The second managerial imperative is making governance choices deliberately rather than residually. Reporting line, mandate, and decision rights are not administrative details — they determine whether RevOps can resolve cross-functional conflict at the appropriate level. The Lawrence and Lorsch framework's total influence and locus of influence determinants both map directly onto these governance decisions.

Reporting line

The first governance decision is the reporting line. RevOps reporting to a CRO, COO, or CEO meets the total influence determinant of an effective integrative device. RevOps reporting two layers below a single functional leader typically does not. The reporting line determines authority, which determines the function's ability to resolve cross-functional disputes — which is precisely what an integrative device exists to do.

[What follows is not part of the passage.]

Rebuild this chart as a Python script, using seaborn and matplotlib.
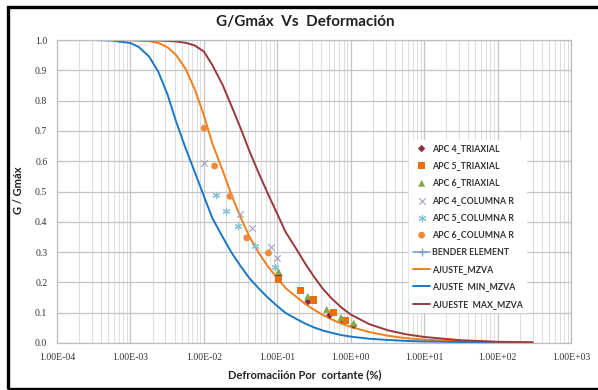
import matplotlib
matplotlib.use("Agg")
import matplotlib.pyplot as plt
import seaborn as sns
from matplotlib.patches import Rectangle
from matplotlib.ticker import FixedLocator, LogLocator, NullFormatter

# deformacion por cortante (%) for the fitted curves
gamma = [0.0001, 0.00032, 0.00056, 0.001, 0.0013, 0.0018, 0.0024, 0.0032, 0.0042,
         0.0056, 0.0075, 0.01, 0.013, 0.018, 0.024, 0.032, 0.042, 0.056, 0.075,
         0.1, 0.13, 0.18, 0.24, 0.32, 0.42, 0.56, 0.75, 1.0, 1.8, 3.2, 5.6, 10,
         32, 100, 300]
ajuste_mzva = [1.0, 1.0, 1.0, 0.999, 0.998, 0.996, 0.99, 0.976, 0.95, 0.906,
               0.838, 0.752, 0.66, 0.57, 0.486, 0.412, 0.35, 0.297, 0.252, 0.214,
               0.181, 0.153, 0.129, 0.109, 0.092, 0.077, 0.064, 0.053, 0.036, 0.024,
               0.016, 0.011, 0.006, 0.003, 0.002]
ajuste_min = [1.0, 1.0, 0.998, 0.99, 0.977, 0.945, 0.895, 0.82, 0.73, 0.645,
              0.565, 0.485, 0.413, 0.35, 0.297, 0.252, 0.213, 0.18, 0.149, 0.122,
              0.099, 0.08, 0.064, 0.051, 0.041, 0.033, 0.026, 0.021, 0.014, 0.01,
              0.007, 0.005, 0.003, 0.002, 0.001]
ajuste_max = [1.0, 1.0, 1.0, 1.0, 0.999, 0.999, 0.998, 0.997, 0.995, 0.991,
              0.982, 0.962, 0.918, 0.852, 0.78, 0.706, 0.632, 0.56, 0.491, 0.426,
              0.366, 0.312, 0.262, 0.217, 0.178, 0.145, 0.117, 0.094, 0.062, 0.042,
              0.029, 0.02, 0.009, 0.004, 0.002]

# ensayos
apc4_tri_x = [0.105, 0.263, 0.52, 0.77, 1.1]
apc4_tri_y = [0.223, 0.137, 0.092, 0.075, 0.058]
apc5_tri_x = [0.104, 0.21, 0.31, 0.58, 0.85]
apc5_tri_y = [0.211, 0.172, 0.142, 0.1, 0.073]
apc6_tri_x = [0.104, 0.26, 0.47, 0.74, 1.1]
apc6_tri_y = [0.236, 0.154, 0.111, 0.084, 0.066]
apc4_col_x = [0.01, 0.031, 0.045, 0.083, 0.1]
apc4_col_y = [0.595, 0.427, 0.379, 0.317, 0.28]
apc5_col_x = [0.0146, 0.02, 0.0295, 0.0505, 0.092]
apc5_col_y = [0.487, 0.435, 0.387, 0.321, 0.251]
apc6_col_x = [0.0101, 0.014, 0.0227, 0.0384, 0.076]
apc6_col_y = [0.709, 0.584, 0.484, 0.347, 0.297]
bender_x = []
bender_y = []

x_ticks = [1e-4, 1e-3, 1e-2, 1e-1, 1e0, 1e1, 1e2, 1e3]
x_tick_labels = ["1.00E-04", "1.00E-03", "1.00E-02", "1.00E-01",
                 "1.00E+00", "1.00E+01", "1.00E+02", "1.00E+03"]
y_ticks = [0.0, 0.1, 0.2, 0.3, 0.4, 0.5, 0.6, 0.7, 0.8, 0.9, 1.0]

sns.set_style("white")
plt.rcParams['font.family'] = ['Lato', 'DejaVu Sans']

fig = plt.figure(figsize=(5.98, 3.9), dpi=100)
ax = fig.add_axes([57/598, 47/390, 514/598, 303/390])

sns.scatterplot(x=apc4_tri_x, y=apc4_tri_y, ax=ax, marker='D', s=14, color='#8e2a3a',
                edgecolor='none', label='APC 4_TRIAXIAL', zorder=3)
sns.scatterplot(x=apc5_tri_x, y=apc5_tri_y, ax=ax, marker='s', s=26, color='#e8700f',
                edgecolor='none', label='APC 5_TRIAXIAL', zorder=3)
sns.scatterplot(x=apc6_tri_x, y=apc6_tri_y, ax=ax, marker='^', s=26, color='#86a84b',
                edgecolor='none', label='APC 6_TRIAXIAL', zorder=3)
sns.scatterplot(x=apc4_col_x, y=apc4_col_y, ax=ax, marker='x', s=22, color='#a3a3c2',
                linewidth=0.8, label='APC 4_COLUMNA R', zorder=3)
sns.scatterplot(x=apc5_col_x, y=apc5_col_y, ax=ax, marker=(6, 2, 0), s=22, color='#7cc3d3',
                linewidth=0.8, label='APC 5_COLUMNA R', zorder=3)
sns.scatterplot(x=apc6_col_x, y=apc6_col_y, ax=ax, marker='o', s=24, color='#ee8a3c',
                edgecolor='none', label='APC 6_COLUMNA R', zorder=3)
ax.plot(bender_x, bender_y, color='#7f9fcf', marker='+', lw=1.2, ms=6,
        label='BENDER ELEMENT')
sns.lineplot(x=gamma, y=ajuste_mzva, ax=ax, color='#f07f1e', lw=1.4, label='AJUSTE_MZVA')
sns.lineplot(x=gamma, y=ajuste_min, ax=ax, color='#1a78c8', lw=1.4, label='AJUSTE  MIN_MZVA')
sns.lineplot(x=gamma, y=ajuste_max, ax=ax, color='#98393d', lw=1.4, label='AJUESTE  MAX_MZVA')

ax.set_xscale('log')
ax.set_xlim(1e-4, 1e3)
ax.set_ylim(0, 1)
ax.xaxis.set_major_locator(FixedLocator(x_ticks))
ax.set_xticklabels(x_tick_labels)
ax.xaxis.set_minor_locator(LogLocator(base=10, subs=range(2, 10), numticks=20))
ax.xaxis.set_minor_formatter(NullFormatter())
ax.set_yticks(y_ticks)
ax.set_yticklabels([f"{v:.1f}" for v in y_ticks])
ax.grid(which='major', axis='x', color='#c4c4c4', lw=0.9)
ax.grid(which='minor', axis='x', color='#dcdcdc', lw=0.7)
ax.grid(which='major', axis='y', color='#c4c4c4', lw=0.9)
ax.set_axisbelow(True)
ax.tick_params(which='both', length=0, labelsize=7, pad=7, colors='#333333')
for lab in ax.get_xticklabels() + ax.get_yticklabels():
    lab.set_family('Liberation Serif')
for sp in ax.spines.values():
    sp.set_color('#bdbdbd')
    sp.set_linewidth(0.9)

ax.set_xlabel('')
ax.set_ylabel('')
fig.text(305/598, 1 - 22/390, 'G/Gmáx  Vs  Deformación', ha='center', va='center',
         fontsize=11, weight='bold', color='#222222')
fig.text(305/598, 1 - 375/390, 'Defromaciión Por  cortante (%)', ha='center',
         va='center', fontsize=8, weight='bold', color='#222222')
fig.text(19/598, 1 - 190/390, 'G / Gmáx', ha='center', va='center', rotation=90,
         fontsize=8, weight='bold', color='#222222')

handles, labels = ax.get_legend_handles_labels()
leg = ax.legend(handles, labels, loc='upper left', bbox_to_anchor=(405/598, 1 - 136/390),
                bbox_transform=fig.transFigure, frameon=True, fancybox=False,
                edgecolor='white', facecolor='white', framealpha=1,
                prop={'size': 6.3, 'weight': 'bold'}, labelspacing=0.95,
                handlelength=2.0, handletextpad=0.15, borderpad=0.4)
for t in leg.get_texts():
    t.set_color('#333333')

fig.patches.append(Rectangle((8/598, 1/390), 1.0, 382/390, transform=fig.transFigure,
                             fill=False, edgecolor='black', lw=2.4, figure=fig))

fig.savefig('out.png', dpi=100)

This is not an administrative detail. It is one of the most consequential structural decisions in the entire deployment.

Mandate scope

The second governance decision is the explicit specification of which functions RevOps serves, with what authority. Clear specification prevents the function from drifting into either over-extension (serving everyone poorly) or under-extension (serving only sales).

Mandate scope should include first-tier audiences (always served, full SLA), second-tier audiences (served via standardised interfaces), and out-of-scope audiences (referred to other functions). The tiering should be reviewed annually as the function evolves.

Decision rights

The third governance decision is the explicit specification of what RevOps decides versus what it advises on. Ambiguity at this level produces friction with every function. RevOps that thinks it has decision authority when functional leaders think it has advisory authority produces conflict at every interaction.

Specific decision rights to specify: data definitions, system integration architecture, cross-functional cadence design, compensation administration, deal desk approval, territory and quota design. Each should be classified as RevOps-decided, RevOps-advised, or RevOps-executed. Write the classification into a formal charter.